Viveu um pouco mais de 47 anos: cerca de 17.000 dias. Deixou milhares de páginas de versos e de prosa a granel, sem que se pudesse perceber à primeira vista se se tratava de uma obra em construção ou de um campo de ruínas. O seu destino foi «começar depois da morte». Em vida, falhou tudo: carreira, amores, relações sociais, obra. Segundo os critérios habituais era um falhado. No entanto, o seu fracasso é proporcional ao seu génio. Teve uma consciência profunda dos seus fracassos e sofreu atrozmente por isso, mas teve também uma consciência aguda do seu génio.

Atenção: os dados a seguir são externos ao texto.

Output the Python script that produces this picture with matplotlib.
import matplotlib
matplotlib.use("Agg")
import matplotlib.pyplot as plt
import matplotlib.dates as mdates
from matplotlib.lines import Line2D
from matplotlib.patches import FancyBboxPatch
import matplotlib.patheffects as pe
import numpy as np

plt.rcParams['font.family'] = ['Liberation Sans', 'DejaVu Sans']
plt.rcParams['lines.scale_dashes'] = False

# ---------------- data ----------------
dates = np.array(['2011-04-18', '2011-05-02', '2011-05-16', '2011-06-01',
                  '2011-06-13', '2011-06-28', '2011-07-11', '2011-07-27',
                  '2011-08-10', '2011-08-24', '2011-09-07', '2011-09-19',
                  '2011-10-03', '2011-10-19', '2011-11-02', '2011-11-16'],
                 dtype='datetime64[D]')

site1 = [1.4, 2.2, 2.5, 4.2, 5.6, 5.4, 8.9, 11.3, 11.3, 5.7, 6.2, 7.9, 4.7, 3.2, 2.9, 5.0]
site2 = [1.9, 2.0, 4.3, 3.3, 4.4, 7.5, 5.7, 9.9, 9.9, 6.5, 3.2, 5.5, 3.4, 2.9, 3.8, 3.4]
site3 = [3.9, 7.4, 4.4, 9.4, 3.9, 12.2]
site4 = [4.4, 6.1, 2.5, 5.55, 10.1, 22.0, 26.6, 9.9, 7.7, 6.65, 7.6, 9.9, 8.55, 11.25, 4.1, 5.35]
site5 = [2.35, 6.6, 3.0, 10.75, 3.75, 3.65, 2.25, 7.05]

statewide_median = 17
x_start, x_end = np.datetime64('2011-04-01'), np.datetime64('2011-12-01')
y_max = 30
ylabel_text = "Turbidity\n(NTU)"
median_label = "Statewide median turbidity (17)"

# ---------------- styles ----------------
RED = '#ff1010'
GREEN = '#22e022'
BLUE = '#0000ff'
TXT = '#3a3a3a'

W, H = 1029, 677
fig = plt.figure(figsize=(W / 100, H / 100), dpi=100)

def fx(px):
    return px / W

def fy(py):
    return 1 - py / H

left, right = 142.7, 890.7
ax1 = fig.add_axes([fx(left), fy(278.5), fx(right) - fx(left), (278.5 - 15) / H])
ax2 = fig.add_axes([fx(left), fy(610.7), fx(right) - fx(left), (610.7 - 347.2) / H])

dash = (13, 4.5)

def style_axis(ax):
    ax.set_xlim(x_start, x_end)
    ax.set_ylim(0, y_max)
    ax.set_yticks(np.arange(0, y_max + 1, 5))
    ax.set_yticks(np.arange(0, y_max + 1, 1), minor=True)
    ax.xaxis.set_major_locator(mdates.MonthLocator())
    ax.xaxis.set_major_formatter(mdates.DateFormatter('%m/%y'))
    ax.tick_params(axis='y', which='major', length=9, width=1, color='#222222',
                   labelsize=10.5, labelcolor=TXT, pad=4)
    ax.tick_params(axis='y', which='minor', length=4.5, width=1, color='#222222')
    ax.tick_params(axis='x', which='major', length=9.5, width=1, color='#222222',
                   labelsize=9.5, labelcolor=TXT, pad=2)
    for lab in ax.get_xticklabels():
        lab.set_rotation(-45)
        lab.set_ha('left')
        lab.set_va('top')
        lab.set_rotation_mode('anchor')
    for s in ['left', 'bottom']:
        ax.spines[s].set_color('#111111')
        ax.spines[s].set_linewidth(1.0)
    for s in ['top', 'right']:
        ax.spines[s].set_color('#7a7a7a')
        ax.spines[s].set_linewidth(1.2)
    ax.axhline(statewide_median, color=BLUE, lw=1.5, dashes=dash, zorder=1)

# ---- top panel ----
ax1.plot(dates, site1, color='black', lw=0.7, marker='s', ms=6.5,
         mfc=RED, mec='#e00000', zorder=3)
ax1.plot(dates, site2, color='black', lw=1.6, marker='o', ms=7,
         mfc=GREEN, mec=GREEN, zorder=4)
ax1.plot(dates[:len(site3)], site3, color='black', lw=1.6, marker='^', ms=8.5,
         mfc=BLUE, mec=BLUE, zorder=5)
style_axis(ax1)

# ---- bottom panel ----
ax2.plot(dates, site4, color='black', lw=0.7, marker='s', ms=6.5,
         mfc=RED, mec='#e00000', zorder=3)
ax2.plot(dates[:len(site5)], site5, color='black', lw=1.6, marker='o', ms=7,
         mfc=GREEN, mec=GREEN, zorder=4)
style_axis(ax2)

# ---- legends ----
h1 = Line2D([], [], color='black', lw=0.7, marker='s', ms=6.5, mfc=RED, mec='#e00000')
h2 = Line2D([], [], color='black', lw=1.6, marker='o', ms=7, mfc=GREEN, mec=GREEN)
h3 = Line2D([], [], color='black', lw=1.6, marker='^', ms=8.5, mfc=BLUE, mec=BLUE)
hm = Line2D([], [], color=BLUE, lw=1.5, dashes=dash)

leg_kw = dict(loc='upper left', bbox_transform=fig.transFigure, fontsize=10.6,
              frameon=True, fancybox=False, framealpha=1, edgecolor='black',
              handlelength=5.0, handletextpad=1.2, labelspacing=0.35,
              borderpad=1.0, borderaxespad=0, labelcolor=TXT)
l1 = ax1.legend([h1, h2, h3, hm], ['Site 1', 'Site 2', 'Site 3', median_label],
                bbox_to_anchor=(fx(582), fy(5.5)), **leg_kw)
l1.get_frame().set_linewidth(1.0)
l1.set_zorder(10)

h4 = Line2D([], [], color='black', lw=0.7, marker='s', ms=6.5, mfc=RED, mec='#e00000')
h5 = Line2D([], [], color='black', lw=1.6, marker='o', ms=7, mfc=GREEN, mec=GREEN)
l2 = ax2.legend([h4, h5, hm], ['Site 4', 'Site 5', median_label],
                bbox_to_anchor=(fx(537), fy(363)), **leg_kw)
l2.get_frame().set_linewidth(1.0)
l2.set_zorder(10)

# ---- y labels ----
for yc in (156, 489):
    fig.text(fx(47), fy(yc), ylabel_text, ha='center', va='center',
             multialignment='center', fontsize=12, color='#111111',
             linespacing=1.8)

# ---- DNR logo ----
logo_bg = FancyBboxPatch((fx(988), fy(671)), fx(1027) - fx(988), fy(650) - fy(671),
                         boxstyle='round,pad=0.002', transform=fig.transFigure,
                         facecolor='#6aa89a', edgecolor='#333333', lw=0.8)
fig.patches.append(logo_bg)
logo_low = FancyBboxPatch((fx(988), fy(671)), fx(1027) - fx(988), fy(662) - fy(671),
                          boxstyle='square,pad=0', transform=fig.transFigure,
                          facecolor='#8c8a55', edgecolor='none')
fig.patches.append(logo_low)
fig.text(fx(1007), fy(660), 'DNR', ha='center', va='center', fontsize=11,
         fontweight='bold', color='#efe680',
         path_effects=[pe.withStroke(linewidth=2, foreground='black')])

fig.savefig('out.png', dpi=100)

Foi um solitário, embora não tivesse vivido afastado da sociedade. Aparentemente, era um cidadão vulgar. Os testemunhos dos seus contemporâneos e as numerosas fotografias que se conservaram dele mostram-no sempre bem vestido, impregnado de uma espécie de dignidade tipicamente burguesa.

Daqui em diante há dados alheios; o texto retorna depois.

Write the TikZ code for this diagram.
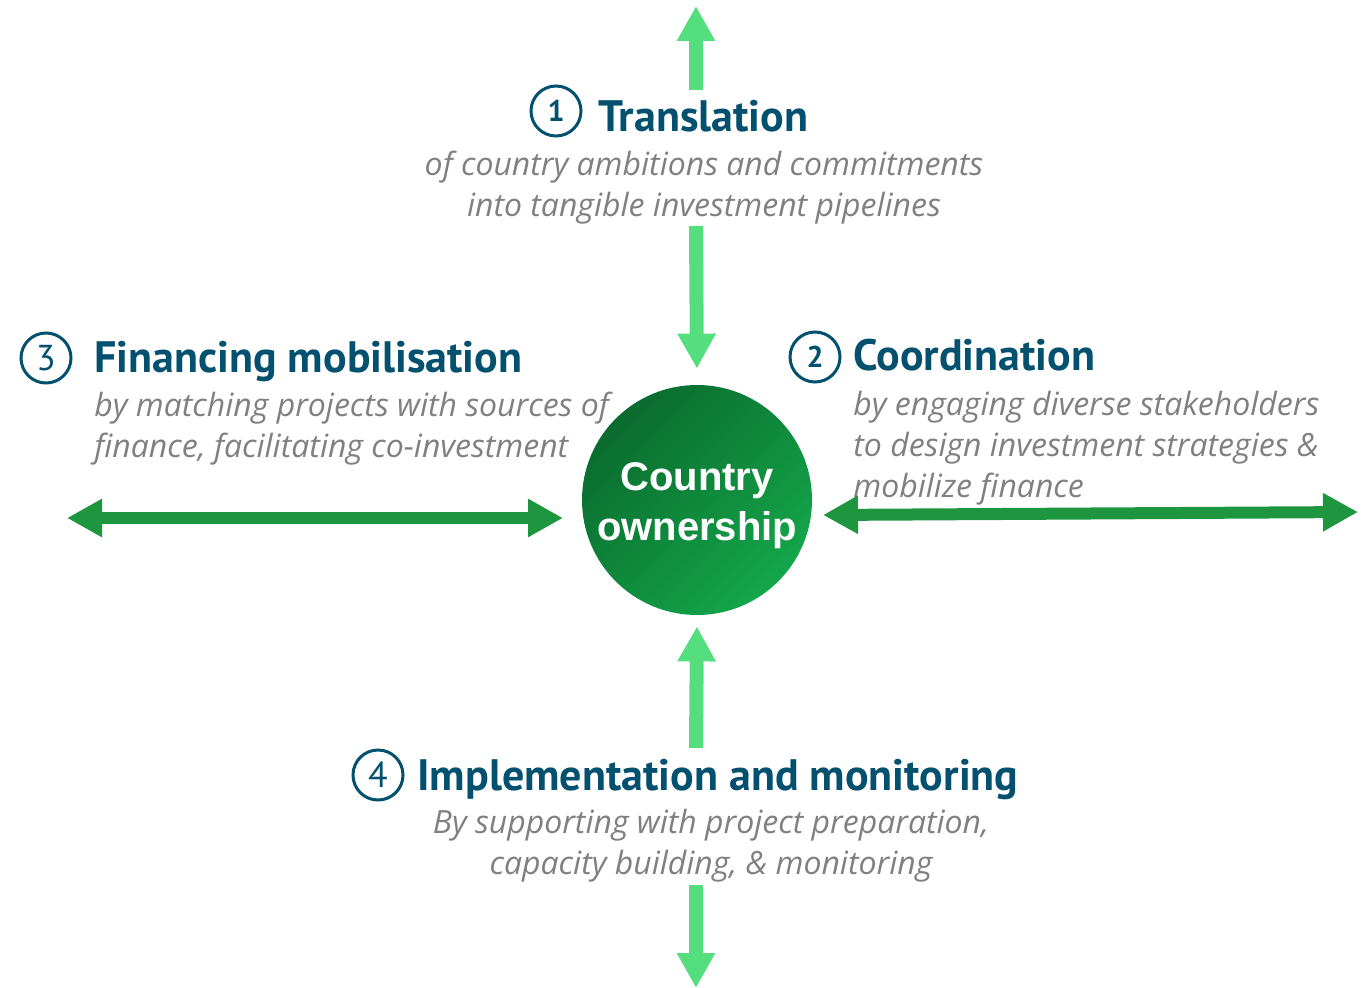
\documentclass[tikz,border=0pt]{standalone}
\usepackage{fontspec}
\setmainfont{Lato}
\newfontfamily\headfont{PT Sans}
\newfontfamily\blurbfont{Open Sans}
\newfontfamily\hubfont{Liberation Sans}
\usetikzlibrary{positioning, calc, arrows.meta}

\definecolor{headteal}{HTML}{03506F}
\definecolor{blurbgray}{HTML}{808080}
\definecolor{lightlink}{HTML}{55DE7E}
\definecolor{darklink}{HTML}{1E9640}
\definecolor{hubdark}{HTML}{0A6B2E}
\definecolor{hublight}{HTML}{14A64A}

\tikzset{
  stage/.style={font=\headfont\bfseries\fontsize{22}{26}\selectfont, text=headteal, inner sep=0pt, anchor=base west},
  badge/.style={circle, draw=headteal, line width=1.5pt, minimum size=25pt, inner sep=0pt,
                font=\headfont\bfseries\fontsize{15}{15}\selectfont, text=headteal},
  blurb/.style={font=\blurbfont\itshape\fontsize{16}{20.5}\selectfont, text=blurbgray, inner sep=0pt},
  vlink/.style={line width=7pt, draw=lightlink, -{Triangle[length=17.5pt,width=18pt]}},
  hlink/.style={line width=6pt, draw=darklink, {Triangle[length=17.5pt,width=18pt]}-{Triangle[length=17.5pt,width=18pt]}},
}

\begin{document}
\begin{tikzpicture}[x=0.5pt, y=-0.5pt]
                \useasboundingbox (0,0) rectangle (1368,988);

                % 1 -- top
                \node[badge] (b1) at (556,111) {1};
                \node[stage] (translation) at (598,132) {Translation};
                \node[blurb, align=center, anchor=north] (translationtxt) at (704,151)
                    {of country ambitions and commitments\\into tangible investment pipelines};

                % 2 -- right
                \node[badge] (b2) at (815,357) {2};
                \node[stage] (coordination) at (853,371) {Coordination};
                \node[blurb, align=left, anchor=north west] (coordinationtxt) at (853,391)
                    {by engaging diverse stakeholders\\to design investment strategies \&\\mobilize finance};

                % 3 -- left
                \node[badge, font=\headfont\fontsize{18}{18}\selectfont] (b3) at (46,358) {3};
                \node[stage] (financing) at (94,372) {Financing mobilisation};
                \node[blurb, align=left, anchor=north west] (financingtxt) at (94,392)
                    {by matching projects with sources of\\finance, facilitating co-investment};

                % 4 -- bottom
                \node[badge, font=\headfont\fontsize{18}{18}\selectfont] (b4) at (378,775) {4};
                \node[stage] (implementation) at (417,790) {Implementation and monitoring};
                \node[blurb, align=center, anchor=north] (implementationtxt) at (711,809)
                    {By supporting with project preparation,\\capacity building, \& monitoring};

                % hub
                \node[circle, minimum size=115pt, inner sep=0pt,
                      top color=hubdark, bottom color=hublight, shading angle=45]
                      (hub) at (697,500) {};
                \node[text=white, font=\hubfont\bfseries\fontsize{20}{25}\selectfont, align=center]
                      (hubtxt) at ($(hub)+(0,6)$) {Country\\ownership};

                % arrows
                \coordinate (topend)   at (696,6);
                \coordinate (topstart) at (696,90);
                \coordinate (upperin)  at (696,226);
                \coordinate (lowerin)  at (696,748);
                \coordinate (botstart) at (696,885);
                \coordinate (botend)   at (696,988);
                \coordinate (leftend)  at (67,518);
                \coordinate (lefthub)  at (563,518);
                \coordinate (righthub) at (823,515);
                \coordinate (rightend) at (1358,512);

                \draw[vlink] (topstart) -- (topend);
                \draw[vlink, shorten >=8pt] (upperin) -- (hub.north);
                \draw[vlink, shorten >=5.5pt] (lowerin) -- (hub.south);
                \draw[vlink] (botstart) -- (botend);
                \draw[hlink] (leftend) -- (lefthub);
                \draw[hlink] (righthub) -- (rightend);
            \end{tikzpicture}
\end{document}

Através de Campos, Pessoa afirma que todos temos duas vidas: a verdadeira, que sonhámos na infância e a falsa, vivida em convivência com outros. Com efeito, parece ter vivido frontalmente essas duas vidas: sonhador acordado, imerso na multidão solitária sem nela se deixar afogar, simultaneamente ausente e presente na cidade dos homens.

Bréchon, R. (1996). Estranho estrangeiro: uma biografia de Fernando Pessoa. Quetzal.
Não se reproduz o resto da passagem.